Sunday, May 24, 2009
Gilbert Selling Cavs Stake To Chinese Group...?
((HT: Plain Dealer/Windhorst))
According to multiple sources within the Cavs, franchise majority owner Dan Gilbert has a tentative agreement in place to allow a group of Chinese investors to purchase a significant stake in the Cavaliers Operating Company, the entity that owns the Cavs and operates Quicken Loans Arena. The group is led by JianHua (Kenny) Huang, a Chinese businessman who has become successful by linking American and Chinese companies ((pictured, thanks Plain Dealer file)).
Huang and several of his partners were in Cleveland and attended Games 1 and 2 of the Eastern Conference finals this week. He sat in Gilbert's courtside box Friday night and watched LeBron James hit a buzzer-beating 3-pointer to even the series with the Orlando Magic at one game apiece.
"Dan Gilbert has been approached multiple times over the past few years by investors that wanted to join the Cavs' ownership group," said Len Komoroski, Cavs and Quicken Loans Arena president said in a statement.
"This has recently happened again. As has been done previously, we're in the process of reviewing the possibility presented to us. Beyond that, we do not feel it would be appropriate to give further comment at this time."
Calls to Huang's company were not returned.

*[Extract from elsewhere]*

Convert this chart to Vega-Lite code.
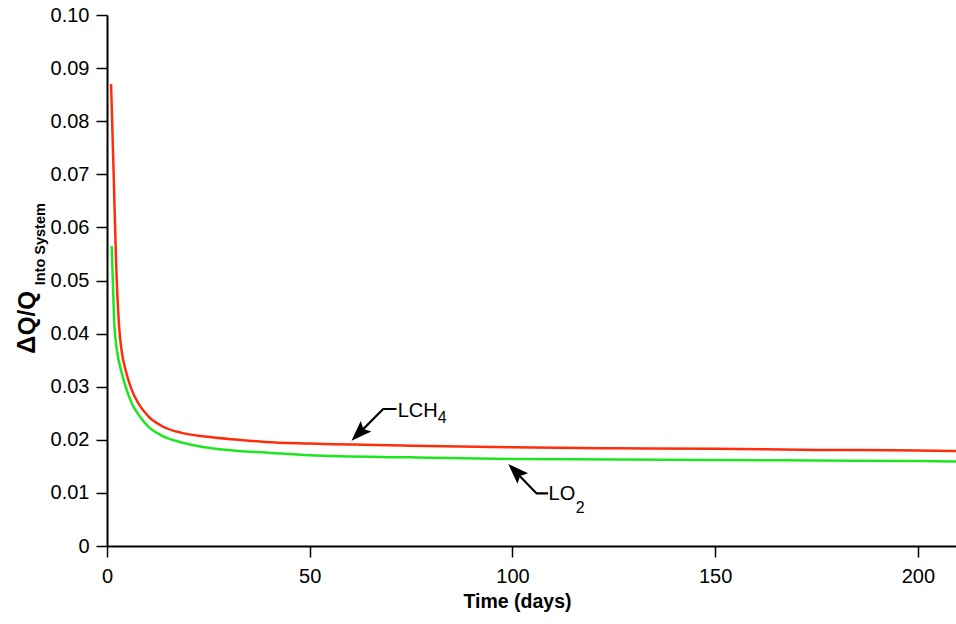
{
  "$schema": "https://vega.github.io/schema/vega-lite/v6.json",
  "autosize": "none",
  "width": 849,
  "height": 531,
  "padding": {"left": 107, "top": 15, "right": 0, "bottom": 78},
  "background": "white",
  "config": {
    "view": {"stroke": null},
    "axis": {
      "domainColor": "black", "domainWidth": 2, "tickColor": "black", "tickWidth": 1.5, "tickSize": 11,
      "labelFont": "Liberation Sans", "labelFontSize": 20, "labelColor": "black", "grid": false,
      "titleFont": "Liberation Sans", "titleColor": "black"
    }
  },
  "datasets": {
    "curves": [
      {"series": "LCH4", "day": 1.0, "value": 0.087},
      {"series": "LCH4", "day": 1.55, "value": 0.0727},
      {"series": "LCH4", "day": 2.22, "value": 0.0539},
      {"series": "LCH4", "day": 2.96, "value": 0.0416},
      {"series": "LCH4", "day": 3.6, "value": 0.0368},
      {"series": "LCH4", "day": 4.6, "value": 0.0331},
      {"series": "LCH4", "day": 6.1, "value": 0.0294},
      {"series": "LCH4", "day": 7.7, "value": 0.0269},
      {"series": "LCH4", "day": 10.2, "value": 0.0244},
      {"series": "LCH4", "day": 13.5, "value": 0.0226},
      {"series": "LCH4", "day": 18.4, "value": 0.0213},
      {"series": "LCH4", "day": 24.2, "value": 0.0206},
      {"series": "LCH4", "day": 32.4, "value": 0.02},
      {"series": "LCH4", "day": 39, "value": 0.0196},
      {"series": "LCH4", "day": 50, "value": 0.0193},
      {"series": "LCH4", "day": 75, "value": 0.0189},
      {"series": "LCH4", "day": 100, "value": 0.0186},
      {"series": "LCH4", "day": 126, "value": 0.0184},
      {"series": "LCH4", "day": 150, "value": 0.0183},
      {"series": "LCH4", "day": 175, "value": 0.0181},
      {"series": "LCH4", "day": 200, "value": 0.018},
      {"series": "LCH4", "day": 209.4, "value": 0.0179},
      {"series": "LO2", "day": 1.15, "value": 0.0565},
      {"series": "LO2", "day": 1.4, "value": 0.0507},
      {"series": "LO2", "day": 1.81, "value": 0.0418},
      {"series": "LO2", "day": 2.55, "value": 0.0364},
      {"series": "LO2", "day": 3.45, "value": 0.0331},
      {"series": "LO2", "day": 4.85, "value": 0.0294},
      {"series": "LO2", "day": 6.1, "value": 0.0269},
      {"series": "LO2", "day": 8.1, "value": 0.0244},
      {"series": "LO2", "day": 10.2, "value": 0.0225},
      {"series": "LO2", "day": 13.5, "value": 0.0208},
      {"series": "LO2", "day": 18.4, "value": 0.0195},
      {"series": "LO2", "day": 24.2, "value": 0.0186},
      {"series": "LO2", "day": 32.4, "value": 0.0179},
      {"series": "LO2", "day": 39, "value": 0.0176},
      {"series": "LO2", "day": 50, "value": 0.0171},
      {"series": "LO2", "day": 75, "value": 0.0167},
      {"series": "LO2", "day": 100, "value": 0.0164},
      {"series": "LO2", "day": 126, "value": 0.0163},
      {"series": "LO2", "day": 150, "value": 0.0162},
      {"series": "LO2", "day": 175, "value": 0.0161},
      {"series": "LO2", "day": 200, "value": 0.016},
      {"series": "LO2", "day": 209.4, "value": 0.0159}
    ],
    "leaders": [
      {"grp": "a", "ord": 1, "day": 62.4, "value": 0.0214},
      {"grp": "a", "ord": 2, "day": 68.1, "value": 0.0258},
      {"grp": "a", "ord": 3, "day": 71.4, "value": 0.0258},
      {"grp": "b", "ord": 1, "day": 100.9, "value": 0.0139},
      {"grp": "b", "ord": 2, "day": 105.95, "value": 0.0099},
      {"grp": "b", "ord": 3, "day": 108.8, "value": 0.0099}
    ],
    "heads": [
      {"day": 60.3, "value": 0.0198, "angle": 225},
      {"day": 98.96, "value": 0.01544, "angle": 315}
    ],
    "labels": [
      {"text": "LCH", "day": 71.7, "value": 0.0243, "size": 20},
      {"text": "4", "day": 81.6, "value": 0.0232, "size": 16},
      {"text": "LO", "day": 108.9, "value": 0.00866, "size": 20},
      {"text": "2", "day": 115.6, "value": 0.0062, "size": 16}
    ]
  },
  "layer": [
    {
      "mark": {"type": "rule", "color": "black", "strokeWidth": 2},
      "encoding": {"y": {"datum": 0.1, "type": "quantitative"}}
    },
    {
      "data": {"name": "curves"},
      "mark": {"type": "line", "strokeWidth": 2.5, "clip": true, "interpolate": "monotone"},
      "encoding": {
        "x": {"field": "day", "type": "quantitative",
          "scale": {"domain": [0, 209.4], "nice": false, "zero": false},
          "axis": {"values": [0, 50, 100, 150, 200], "labelPadding": 9, "labelFlush": false,
            "title": "Time (days)", "titleFontSize": 19.5, "titleFontWeight": "bold",
            "titleX": 410, "titleY": 61, "titleBaseline": "alphabetic", "titleAnchor": null}},
        "y": {"field": "value", "type": "quantitative",
          "scale": {"domain": [0, 0.1], "nice": false},
          "axis": {"values": [0, 0.01, 0.02, 0.03, 0.04, 0.05, 0.06, 0.07, 0.08, 0.09, 0.1],
            "labelExpr": "datum.value == 0 ? '0' : format(datum.value, '.2f')",
            "labelPadding": 7, "labelFlush": false, "title": null}},
        "color": {"field": "series", "type": "nominal",
          "scale": {"domain": ["LCH4", "LO2"], "range": ["#ff2d0a", "#1ee61e"]}, "legend": null}
      }
    },
    {
      "data": {"name": "leaders"},
      "mark": {"type": "line", "color": "black", "strokeWidth": 2.2},
      "encoding": {
        "x": {"field": "day", "type": "quantitative"},
        "y": {"field": "value", "type": "quantitative"},
        "detail": {"field": "grp"},
        "order": {"field": "ord"}
      }
    },
    {
      "data": {"name": "heads"},
      "mark": {"type": "point", "filled": true, "color": "black", "opacity": 1,
        "shape": "M0,0L0.4,1.1L0,0.9L-0.4,1.1Z", "size": 1400},
      "encoding": {
        "x": {"field": "day", "type": "quantitative"},
        "y": {"field": "value", "type": "quantitative"},
        "angle": {"field": "angle", "type": "quantitative", "scale": null}
      }
    },
    {
      "data": {"name": "labels"},
      "mark": {"type": "text", "align": "left", "baseline": "alphabetic", "font": "Liberation Sans", "color": "black"},
      "encoding": {
        "x": {"field": "day", "type": "quantitative"},
        "y": {"field": "value", "type": "quantitative"},
        "text": {"field": "text"},
        "size": {"field": "size", "type": "quantitative", "scale": null}
      }
    },
    {
      "data": {"values": [
        {"text": "Δ", "day": -17.76, "value": 0.0362, "size": 25, "style": "normal"},
        {"text": "Q/Q", "day": -17.76, "value": 0.0397, "size": 24, "style": "italic"},
        {"text": "Into System", "day": -15.4, "value": 0.0491, "size": 14.5, "style": "normal"}
      ]},
      "mark": {"type": "text", "align": "left", "baseline": "alphabetic", "angle": 270, "font": "Liberation Sans", "fontWeight": "bold", "color": "black"},
      "encoding": {
        "x": {"field": "day", "type": "quantitative"},
        "y": {"field": "value", "type": "quantitative"},
        "text": {"field": "text"},
        "size": {"field": "size", "type": "quantitative", "scale": null},
        "fontStyle": {"field": "style"}
      }
    }
  ]
}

The direct impact of the move is securing the future of the franchise, which has been in a minority ownership flux for the last couple years as it loses millions in attempting to build a championship-quality team around James. It will not only mean an injection of capital but will open the Cavs to business in China. The move, which has been kept mostly secret in America, is being supported by the NBA as they have encouraged development in China.
The other effect, which is surely the more interesting side to Cavs fans, is how vital this new link could be for James -- providing a huge tie-in with an economy James is eager to tap.
One of the immediate impacts of Chinese part-ownership of the Cavaliers would be a much more aggressive marketing of LeBron James to Asia -- which could conceivably make it more attractive for James to stay with the team when his contract expires in the summer of 2010.Any team ownership transfer of more than five percent must be voted on by the NBA's Board of Governors following background and financial checks.
If the deal comes to fruition and is approved by team owners, it could help to remarkably strengthen James' relationship with the Chinese fans and consumers that he's been working to reach for the last four years.
Huang, who has been working with the Cavs for the last two years in securing Chinese sponsorship through one of this companies, would represent a direct link between hundreds of millions of Chinese basketball fans and James. If the deal comes off, Chinese fans could start to feel a connection to James and it could expand his business interests by remaining with the Cavs past next season when his contract with the team expires.
In other words, there is great potential in being with a franchise that has a deep relationship to China -- likely even more so than just playing in the largest market in America. There has been intense speculation that James will be attracted to playing in New York because of the business opportunities.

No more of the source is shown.